Is the US headed for war with Iran?

by Leah Rosenberg

As of now, war with Iran does not look like it is on the short-term horizon. However, with a rather impulsive President like President Trump, we need to be prepared for that eventuality at any time. There are a few things that are clear that President Trump will not stand for. First off, he will not be bullied – certainly not by a much smaller regime like Iran. Secondly, he will not hesitate to use all of the power at his disposal if he deems it necessary to safeguard the interests of the United States.

No Protracted Battles

There is no question that President Trump, like so many Americans, was profoundly impacted by the long protracted War in Vietnam. He probably believes like many other Americans that the war was either a defeat, or managed poorly, or both. Tens of thousands of American soldiers were not worth the containment of Communism that was reached in the Vietnamese theatre. It seems clear that President Trump would have preferred a much quicker and more ruthless carpet-bombing strategy than the strategy that the body bag strategy that the US Generals employed. Yes, the Communist threat needed to be contained, but not at any cost. The cost was way too high, and the United States Military had other means at it’s disposal.

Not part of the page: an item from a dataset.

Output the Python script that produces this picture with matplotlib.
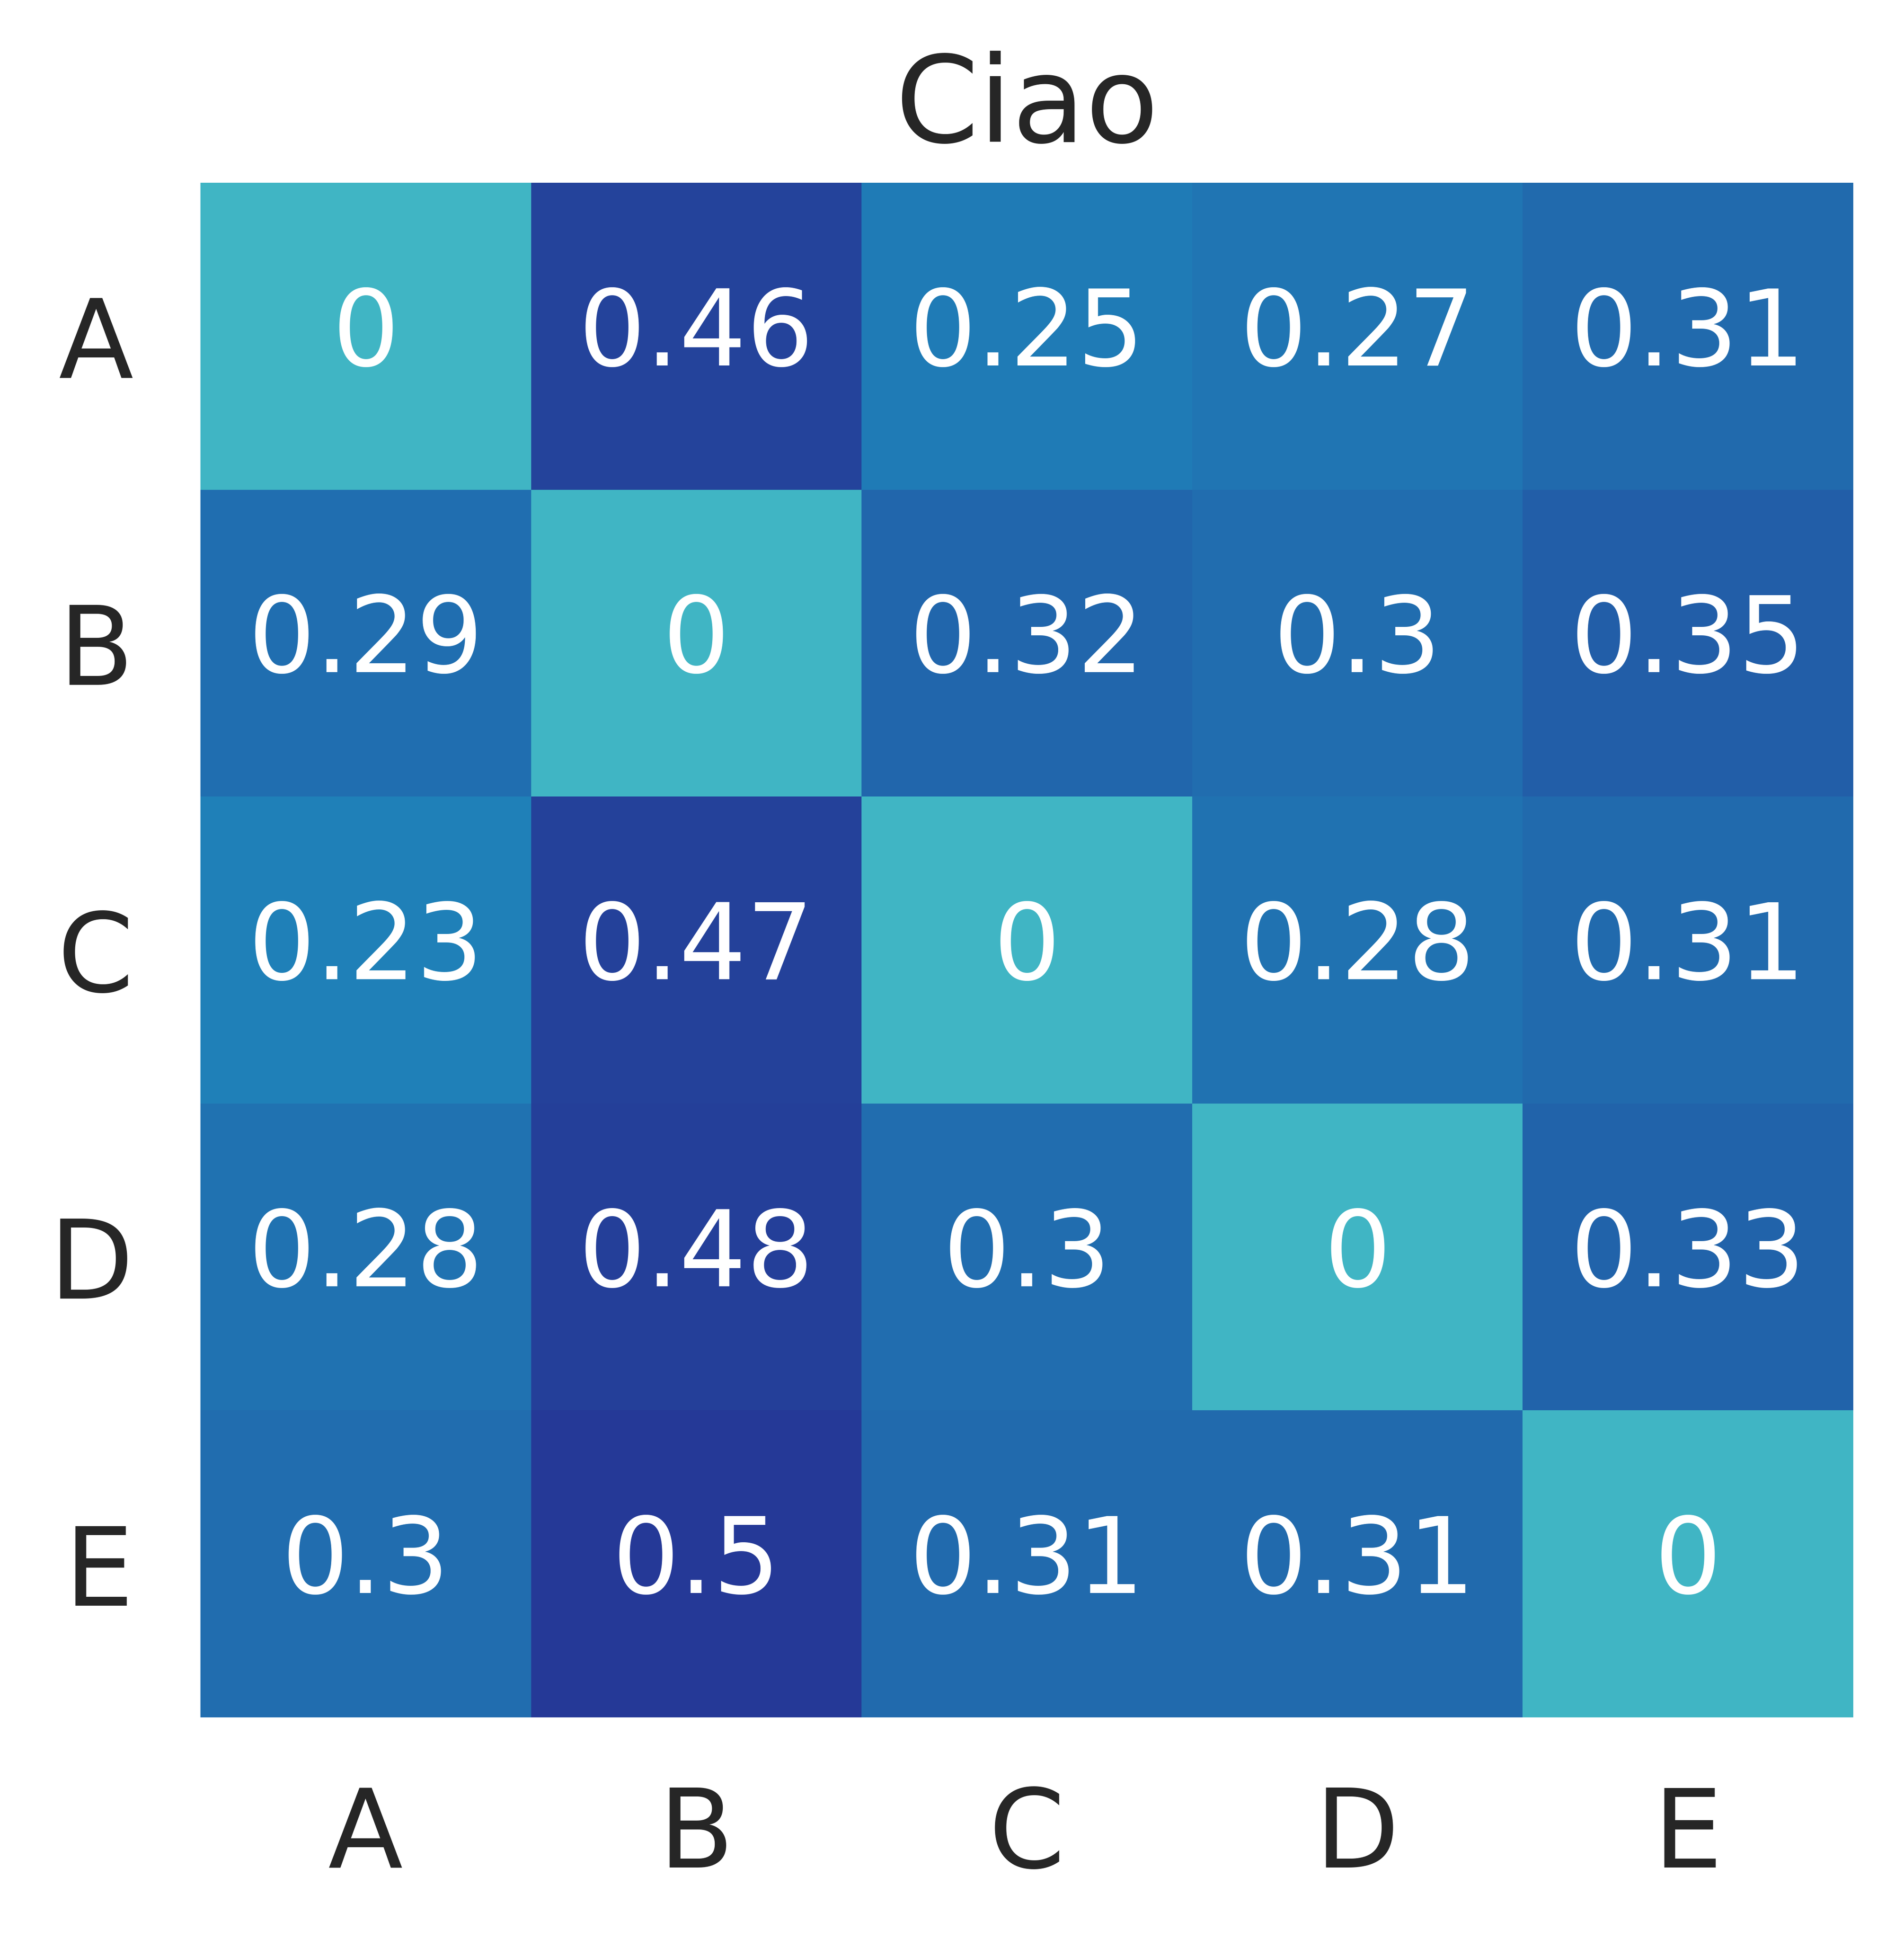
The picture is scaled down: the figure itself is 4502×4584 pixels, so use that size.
import numpy as np
import pandas as pd
import matplotlib
matplotlib.use("Agg")
import matplotlib.pyplot as plt
import seaborn as sns

labels = ["A", "B", "C", "D", "E"]
row_A = [0, 0.46, 0.25, 0.27, 0.31]
row_B = [0.29, 0, 0.32, 0.3, 0.35]
row_C = [0.23, 0.47, 0, 0.28, 0.31]
row_D = [0.28, 0.48, 0.3, 0, 0.33]
row_E = [0.3, 0.5, 0.31, 0.31, 0]
title = "Ciao"

df = pd.DataFrame([row_A, row_B, row_C, row_D, row_E], index=labels, columns=labels)

sns.set_style("white")
plt.rcParams['font.family'] = ['DejaVu Sans']

fig = plt.figure(figsize=(4502 / 300, 4584 / 300), dpi=300)
ax = fig.add_axes([474 / 4502, 1 - 4060 / 4584, (4382 - 474) / 4502, (4060 - 432) / 4584])

sns.heatmap(df, ax=ax, cmap="YlGnBu", vmin=-0.7, vmax=0.7, cbar=False,
            annot=True, fmt=".2g", annot_kws={"fontsize": 60, "color": "white"})

ax.set_title(title, fontsize=68, color="#262626", pad=23)
ax.tick_params(axis="both", length=0, pad=38, labelsize=62, colors="#262626")
ax.set_yticklabels(labels, rotation=0, va="center_baseline")
ax.set_xticklabels(labels, rotation=0)
ax.set_xlabel("")
ax.set_ylabel("")

fig.savefig("out.png", dpi=300)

The Gulf War as a Successful Model of a War

In 1991, the United States, under the leadership of George H. Bush, brought in massive amount of soldiers into the Middle East. He built up a coalition of Armies – from England, Australia, and wherever Secretary of State, James Baker, could bring soldiers from – into Saudi Arabia. This was in order to fend off aggression from Saddam Hussein into Kuwait that then threatened Saudi Arabia. In a nutshell, Saddam Hussein threatened the oil prices of most of the Western World. Anti-war demonstrations focused on the term, “No War for Oil. But, in truth, most of the United States was squarely behind a short – and not too costly war – if it would fend off an economic catastrophe.

This is probably what President Trump is telling his military leadership. He is probably asking them for options for a quick battle that will make it clear to any rogue regime that the United States is not going to be pushed around. This is a welcome change after the appeasement policies of Barack Obama.

But the key question must always be asked – for what reason are we going to war? The answers must satisfy the cost in lives – even if they are minimal like they were in the Persian Gulf War of 1991.